4.1.8 The market mechanism, market failure and government intervention in markets Flashcards
What is the purpose of price mechanism?
It determines the market price and allocates resources in a free market economy, solving the economic problem of scarce resources.
What functions does price mechanism use to allocate resource?
Rationing mechanism, incentive and signalling function
How does the rationing mechanism work?
When there are scarce resources, price increases due to the excess of demand, discouraging demand and consequently rationing resources.
How does incentive work?
It encourages a change in behaviour of a consumer or producer. For example, a high price encourages firms to supply more to the market, as it is more profitable to do so.
How does signalling work?
The price acts as a signal to consumers and new firms entering a market, and price changes show where resources are needed in the market. For example, a high price signals firms to enter the market because it is profitable. It therefore shifts the demand and supply curves.
What are the advantages of the price mechanism?
- Can signal what the cost of purchasing a good is to a consumer, and acts as a signal to producers to tell them what revenue they will receive
- Allows consumers to gain sovereignty in the market, as they have ‘spending votes’ in the market, enabling them to choose what is bought and sold
What are the disadvantages of the price mechanism?
- There may be inequality in income and wealth with it, not considering what the distribution of income is, as those with money have buying power over those that do not
- The price mechanism and free market ignore inequality, it can be argued that inequality exists, but the degree of inequality may vary between capitalistic societies
- In a free market there is under-provision of public and merit goods, requiring government intervention
When does market failure occur?
Whenever a market leads to a misallocation of resources (not allocated to the best interests of society).
What are the consequences of market failure?
Economic and social welfare is not maximised, and economic problem is not answered as resources are misallocated.
What are the causes of market failure?
- Externalities, as there exists costs and benefits of consumption and production not considered by the market, so quantity sold on market is not the social optimum
- The under-provision of public goods, due to no profit being able to be made from their provision, so the market does not supply it
- Monopolies restricting output, leading to under-consumption of a good or service
- Information gaps leads to a misallocation of resources
- Inequalities in the distribution of income and wealth can lead to negative externalities such as social unrest
- Instability, such as price, where inflation/deflation can deter investment leading to no growth
When does complete market failure occur?
When there is a missing market, so the market does not supply the products at all.

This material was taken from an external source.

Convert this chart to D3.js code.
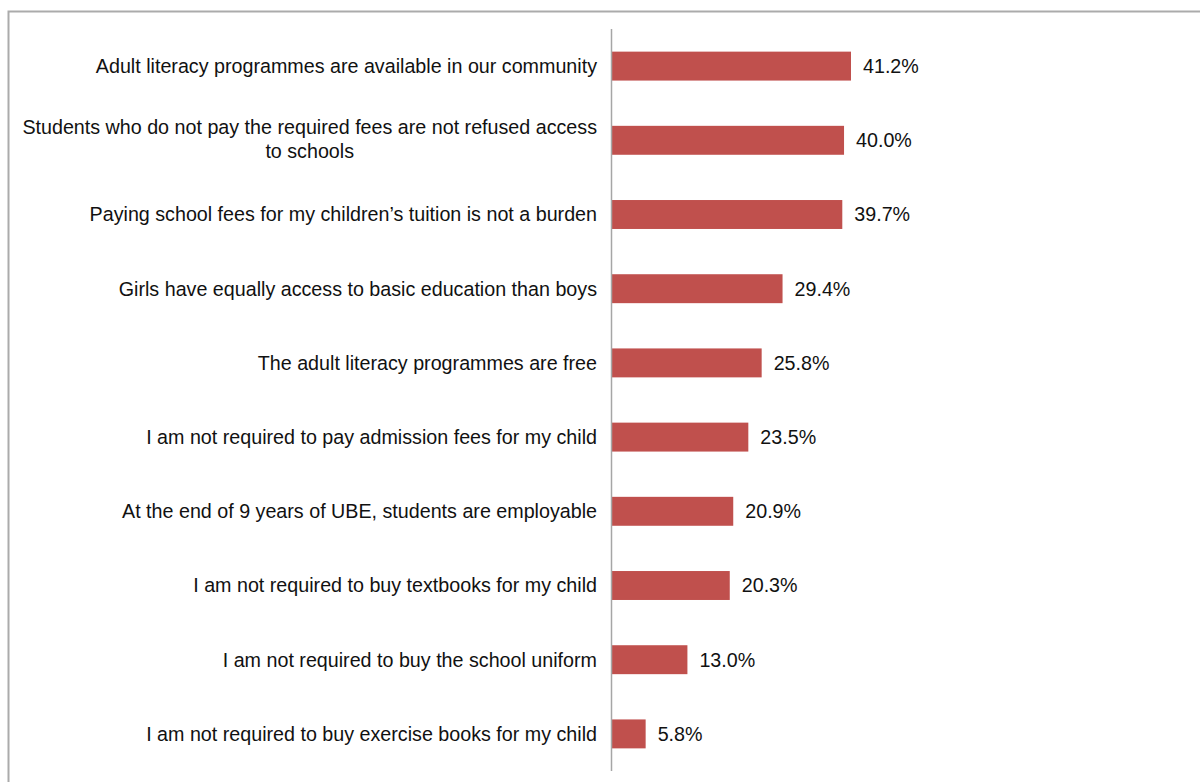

When does partial market failure occur?
When the market produces a good at the wrong quantity or price, leading to misallocation of resources.
What are public goods?
Goods and services missing from the free market, that offer benefits to society, such as flood defences and street lights.
What are the characteristics of public goods?
They are non-excludable, so by consuming the good, someone else is not prevented from consuming the good as well, and people cannot be prevented from using it.
They are non-rival, so the benefit other people get from the good does not diminish if more people consume the good.
How does the free-rider problem occur?
Due to the non-excludable nature of public goods, people who do not pay for the good still receive benefits from it, in the same way people who pay for it do.
Why are public goods underprovided by the private sector?
Due to the free-rider problem, they do not make a profit form providing the good since consumers do not see a reason to pay for the good, if they still receive the benefit without paying.
Also, it is difficult to measure the value consumers get from public goods, so it is hard to put a price on the good. Consumers will undervalue the benefit, so they can pay less, whilst the producers will overvalue, so they can charge more.
How are public goods provided?
By the government, by estimating what the social benefit of the public good is when deciding what output of it to provide. They are funded using tax revenue, but the quantity provided will be less than the socially optimum quantity.